Even so, computer science is still among the fields with the lowest reported underemployment rate. It's essentially tied for second place, after nursing, with a much higher salary.

I wonder how to reconcile those stats with the stories I hear about the CS job market.


Well, these numbers _are_ from 2023. Things seem to have shifted (especially for the new grads) in the past 2 years...

(We'll know when new numbers come out of the feeling is correct?)


> I wonder how to reconcile those stats with the stories I hear about the CS job market.

Most of the stories you hear about difficulties getting hired are from new grads. Anecdotally, companies have become far less willing to train juniors over the past few years, they only want to hire seniors that other companies have already trained. It would be interesting to see these per-major underemployment numbers filtered by whether someone had recently graduated.

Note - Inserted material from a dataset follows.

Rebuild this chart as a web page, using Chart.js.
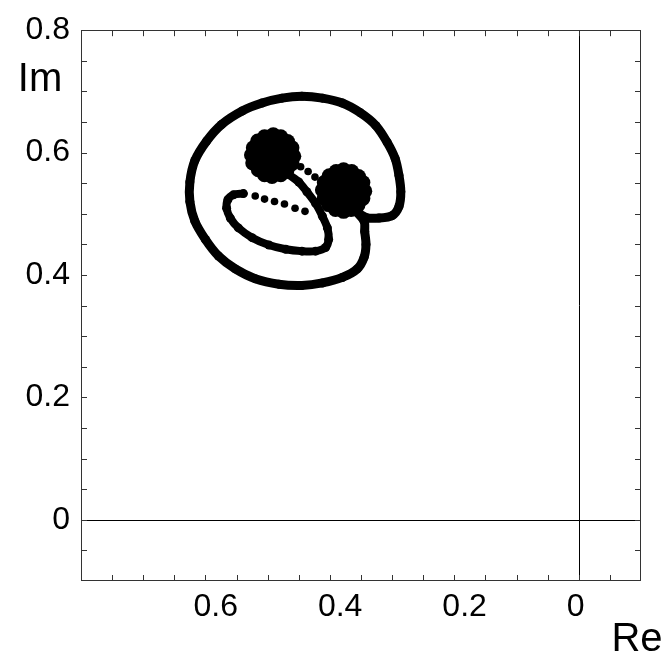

> companies have become far less willing to train juniors over the past few years

Might have something to do with the appalling employee retention numbers in today’s tech scene.

Why bother spending six months, and five figures, training someone, only to have them hop to another company in 18 months?


It's easier to keep employees when you adjust their compensation to remain at the market rate.


It’s more than just money, though. It’s just that companies are using that as their only variable, so the results are inevitable.

For some reason, companies would rather pay insane salaries, than treat employees well enough to encourage them to stay.


Huh, TIL that around 50% of college grads go on to get some Graduate degree. Much higher than I expected.


Would be interesting to break that out by industry.


Who knew, art history is more employable than finance.


You apparently didn't look at the underemployment and median early career wage data.

I'm guessing that many people with a art history degree do not work in art history...


Or perhaps its a vanity degree? Or its pursued by people with family wealth and good connections, the sort that an auction house or high-end gallery would want to hire.



Interesting how approximately 6-7% unemployment rate among new SWE graduates translates to such gloomy anecdotes going around in this post.


6-7% of 1+ million software engineers (according to BLS) is a lot of actual people.

Stats have ground truth underlying them. 6%-7% is less text than the big numbers popular for brevity. But it’s just mathematical euphemism for a real count.